Дамы и господа (Третьякова) - страница 60

В последний раз Мари увидела сына, когда тому испол­нился месяц. Мальчика по желанию матери назвали в честь ее отца — Элим.

На рассвете 26 июля 1868 года Мария Элимовна Де­мидова скончалась.

* * *

Павел уже четвертый час неподвижно сидел у кровати жены. На него было страшно смотреть. Никто не осмели­вался войти в комнату и заняться необходимыми в таком случае делами. Даже Аврора несколько раз приоткрывала дверь и тут же ее затворяла.

Наконец она пересилила себя и вошла, нарочно стукнув дверью, чтобы подать знак о своем присутствии. Павел не шевельнулся. Мать дотронулась до его плеча и нагнулась, чтобы заглянуть в лицо. Белое, бесслезное, оно напугало ее.

…Похороны свершились при большом стечении наро­да. Не спускавшая глаз с сына, Аврора видела все то же помертвелое лицо. Только когда закрывали крышку гроба, оно на мгновение приобрело выражение страстное и даже вдохновенное. Павел вгляделся в легкое покрывало, скры­вавшее черты усопшей, и пошатнулся.

После похорон Мари в роскошных стенах дворца Сан-Донато царила гнетущая тишина. А ведь здесь врачи денно и нощ­но боролись за жизнь ребенка. Мальчика удалось спасти.

…С того самого мгновения, когда Авроре Карловне вручили новорожденного внука, она поняла, что с этим младенцем ее жизнь обрела особый смысл, а Бог даст ей силы вырастить его и воспитать. Но ребенок был так слаб, что знакомые, проживавшие во Флоренции, убедили ее поскорее окрестить его.

Малыша разместили в спальне Авроры. Не различая дней и ночей, она сидела у колыбели, прислушиваясь к едва уловимому дыханию внука. Однажды, задремав возле него, ей привиделся сон. Два ангела, опустившись у изголовья колыбели, решали: взять младенца с собой или нет. Долго они спорили, но в конце концов взял верх тот, который на­стаивал, что его следует оставить на земле.

Вздрогнув, Аврора открыла глаза и нагнулась к колыбе­ли. Элим лежал, выпростав ручонку из пеленки с кружевным краем, и мирно посапывал.

Аврора бросилась на свою постель и заплакала в голос, с какой-то даже радостью, чего с ней никогда не бывало.

В тот же день с малышом на руках она пошла к сыну, который после похорон Мари почти не оставлял своего кабинета.

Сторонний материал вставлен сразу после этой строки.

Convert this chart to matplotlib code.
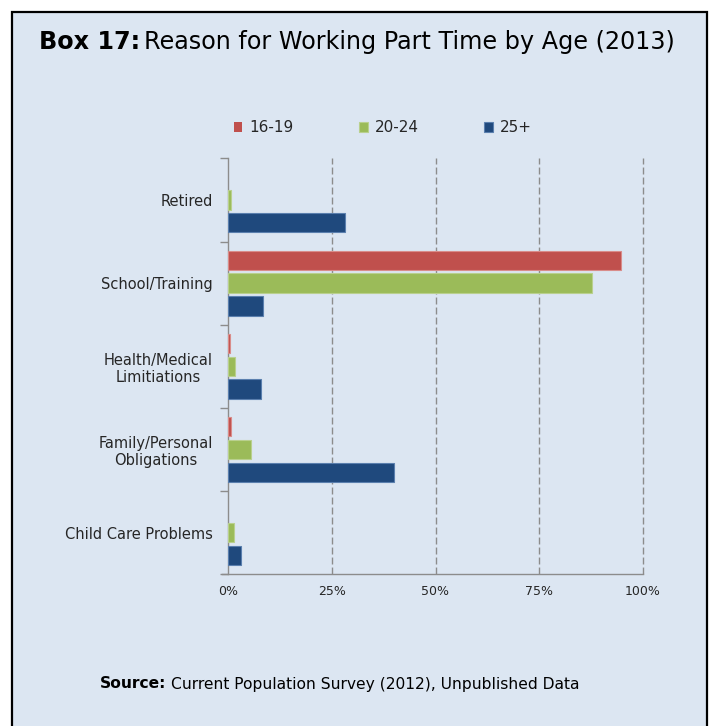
import matplotlib
matplotlib.use("Agg")
import matplotlib.pyplot as plt
import numpy as np
from matplotlib.patches import Rectangle

# ---- data -------------------------------------------------------------
reasons = ["Retired", "School/Training", "Health/Medical\nLimitiations",
           "Family/Personal\nObligations", "Child Care Problems"]
age_groups = ["16-19", "20-24", "25+"]
share_16_19 = [0.0, 94.7, 0.3, 0.6, 0.0]
share_20_24 = [0.7, 87.7, 1.5, 5.4, 1.4]
share_25_up = [28.2, 8.4, 7.9, 40.0, 3.1]
x_ticks = [0, 25, 50, 75, 100]
x_tick_labels = ["0%", "25%", "50%", "75%", "100%"]

colors = ["#C0504D", "#9BBB59", "#1F497D"]
edges = ["#D98C8A", "#B9D08E", "#5A7FAE"]

plt.rcParams["font.family"] = ["DejaVu Sans"]

W, H = 711, 726
fig = plt.figure(figsize=(W / 100, H / 100), dpi=100)
fig.patch.set_facecolor("white")

# framed light-blue panel
panel = Rectangle((12 / W, -0.05), (707 - 12) / W, 1.05 - 12.5 / H,
                  transform=fig.transFigure, facecolor="#DCE6F2",
                  edgecolor="black", linewidth=1.6, zorder=-5)
fig.patches.append(panel)

ax = fig.add_axes([228.3 / W, 1 - 574.3 / H, (642.7 - 228.3) / W, (574.3 - 158.3) / H])
ax.set_facecolor("none")
ax.set_zorder(2)

y = np.arange(len(reasons))
stride = 0.274
bar_h = 0.234
series = [share_16_19, share_20_24, share_25_up]
handles = []
for i, (vals, c, e, lab) in enumerate(zip(series, colors, edges, age_groups)):
    lws = [0.8 if v > 0 else 0 for v in vals]
    bars = ax.barh(y + (i - 1) * stride, vals, height=bar_h, color=c,
                   edgecolor=e, linewidth=lws, label=lab, zorder=3)
    handles.append(bars)

ax.set_xlim(0, 100)
ax.set_ylim(len(reasons) - 0.5, -0.5)

ax.set_xticks(x_ticks)
ax.set_xticklabels(x_tick_labels, fontsize=9, color="#262626")
ax.tick_params(axis="x", length=0, pad=8)
for xv in x_ticks[1:]:
    ax.axvline(xv, color="#8C8C8C", linewidth=1.0, linestyle=(0, (5, 2.2)),
               zorder=1, clip_on=False)

# category separators as major ticks, labels on minor ticks
ax.set_yticks(np.arange(-0.5, len(reasons), 1.0))
ax.set_yticklabels([])
ax.tick_params(axis="y", which="major", length=6, color="#8C8C8C", width=1)
ax.set_yticks(y, minor=True)
ax.set_yticklabels(reasons, minor=True, fontsize=10.5, color="#262626",
                   multialignment="center")
ax.tick_params(axis="y", which="minor", length=0, pad=11)

for s in ["top", "right"]:
    ax.spines[s].set_visible(False)
for s in ["left", "bottom"]:
    ax.spines[s].set_color("#8C8C8C")
    ax.spines[s].set_linewidth(1)
ax.spines["bottom"].set_bounds(-1.6, 100)

leg = fig.legend(handles=handles, labels=age_groups, ncol=3, frameon=False,
                 loc="center left", bbox_to_anchor=(234 / W, 1 - 128 / H),
                 fontsize=11, handlelength=0.55, handleheight=0.55,
                 handletextpad=0.45, columnspacing=4.3, borderaxespad=0,
                 borderpad=0)
for t in leg.get_texts():
    t.set_color("#262626")

fig.canvas.draw()
renderer = fig.canvas.get_renderer()


def two_part(x_px, y_px, bold, rest, size):
    t1 = fig.text(x_px / W, 1 - y_px / H, bold, fontsize=size, fontweight="bold",
                  va="center", ha="left", color="black")
    bb = t1.get_window_extent(renderer)
    fig.text(bb.x1 / W + 0.006, 1 - y_px / H, rest, fontsize=size,
             va="center", ha="left", color="black")


two_part(39, 42, "Box 17:", "Reason for Working Part Time by Age (2013)", 17.2)
two_part(100, 684, "Source:", "Current Population Survey (2012), Unpublished Data", 11.2)

fig.savefig("out.png", dpi=100, facecolor=fig.get_facecolor())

Стоя в дверях, она сказала:

— Господь смилостивился над нами. Мальчик будет жить. Взгляни на него.

Павел повернулся к ней и через силу пробормотал:

— Не надо… Не хочу…

Письма Авроры Карловны родным в это время отража­ли все, чем была переполнена ее душа. Тревоги и тревоги. Теперь она уже меньше беспокоилась о маленьком Элиме, нежели о его отце.

Состояние Павла становилось все тяжелее. Аврора сама прошла этот крестный путь, а потому хорошо понимала сына. Гибель Андрея… Ей вспоминалось, что самые невыносимые душевные муки одолевали ее, когда дата похорон стала уходить в прошлое. Казалось бы, должна была умериться и боль. Но нет, все происходило как раз наоборот: оглушенная горем, она лишь со временем начала осознавать истинное значение и безвозвратность потери.